“Discorso sull’orrore dell’arte”: una conversazione tra Enrico Baj e Paul Virilio

È passato un anno dalla nuova ristampa de “Discorso sull’orrore dell’arte”, una conversazione sapida tra l’artista Enrico Baj e l’architetto Paul Virilio, per merito della casa editrice Eleuthera e mi è parso convenevole non riportare nemmeno una riga su un foglietto svolazzante, attendendo. Almeno sino ad ora. 


_di Alessio Moitre

Almeno sino alla constatazione di uno dei passi fondamentali dello scritto (denso di altre sfumature che non abbraccerò in questa recensione), che si potrebbe riassumere con “il concetto dell’incidente”, dell’accadimento imprevisto, forse infausto, nella maggior parte delle volte programmato masochisticamente dalla società.

“L’incidente integrale”, così lo definisce Virilio ed è davvero affiancabile alla quarantena che ha investito marzo e aprile del 2020. Certi libri hanno la tenuta d’invecchiamento d’un vino d’alta classe. Il sospetto che mi trovassi al cospetto di un testo che non potessi evitare me lo diede la conferma delle previsioni sovente crude su un mondo dell’arte ridotto alla venerazione elitaria e alla smaccata assenza di comprensione da parte del pubblico, che comunque ne rimane parzialmente affascinato.

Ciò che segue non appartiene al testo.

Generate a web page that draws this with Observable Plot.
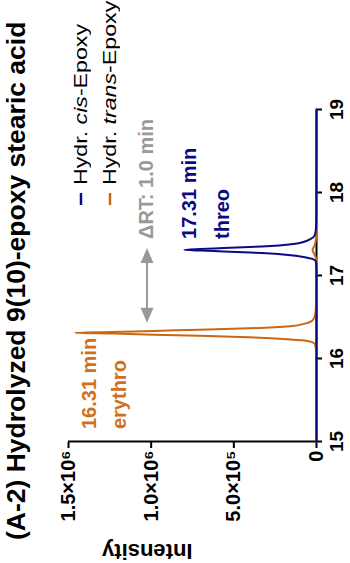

Non contenti, i due cospiratori del pensiero, proseguono nel perpetrare il loro delitto nelle pagine successive e ripassano sul luogo dell’affermazione, di nuovo, e mi ripeto, mi spiace per i puristi della scrittura, sul tema dell’incidente-accidente (s’aggiunge un dettaglio), concependone anche un museo, “ovvero fare un museo di tutto quello che si è prodotto come incidente co-producendo degli oggetti, delle sostanze, dei veicoli, eccettera. Si tratta di un museo nuovo ove esporre gli incidenti e non solo gli oggetti e le sostanze innovative della scienza e della tecnica”. Il piano, se ordito, di sicuro rimestato nel cervello nel corso degli anni, ha un sostrato diabolico. Mettere in crisi partendo dall’inevitabile assunto che inventato qualcosa se ne materializza anche il difetto.

Se l’adagio umanamente sarebbe comprensibile, per l’arte assume una marcetta funesta perché dal mercato, alle filiere dell’estetica sino alla professioni, il difetto non solo ha ramificato ma ha saputo spargere i semi ben lontano, rendendo inutili considerazioni di merito e soprattutto critiche. Proprio la critica è stata estirpata di netto, non certo come pianta grama ma inutilmente riposta nel giardino sbagliato, quello del progresso, che è un mondo che non viene mai “toccato dall’idea di incidente”.

Insistiamo, maramaldeggiando quasi, investendo il cadavere. Ancora l’architetto: “Si tratta di esporre la sua negatività, la sua controproduttività, la sua faccia nascosta. Ogni oggetto è detentore di una potenza nefasta”. Sono certo che all’arte, soprattutto contemporanea, dev’essere sfuggito questo subisso di pensiero. Si è ritrovato ammonticchiato in angoli internettari riprovevoli ma in modo essenziale, marginali, che l’hanno reso un onanismo davvero elitario.

Questo orrore, che giunge in forma rappresa per tutto il corso della lettura, non è assente da zaffate odorose di partecipazione in larga parte riconducibili ad una sostanziale mancanza di volontà da parte degli artisti, sottomessi e persin gaudenti, da un mercato inevitabile ma in larga parte non diffuso. Evito di insistere ma ripeto che l’affinamento di questo scritto è stato adeguato, ha superato di slancio gli anni, quasi venti oramai, e si affaccia al nuovo ventennio con la certezza di non aver sbagliato. Non c’è stato un passo falso. Quello è avvenuto per merito dell’umanità.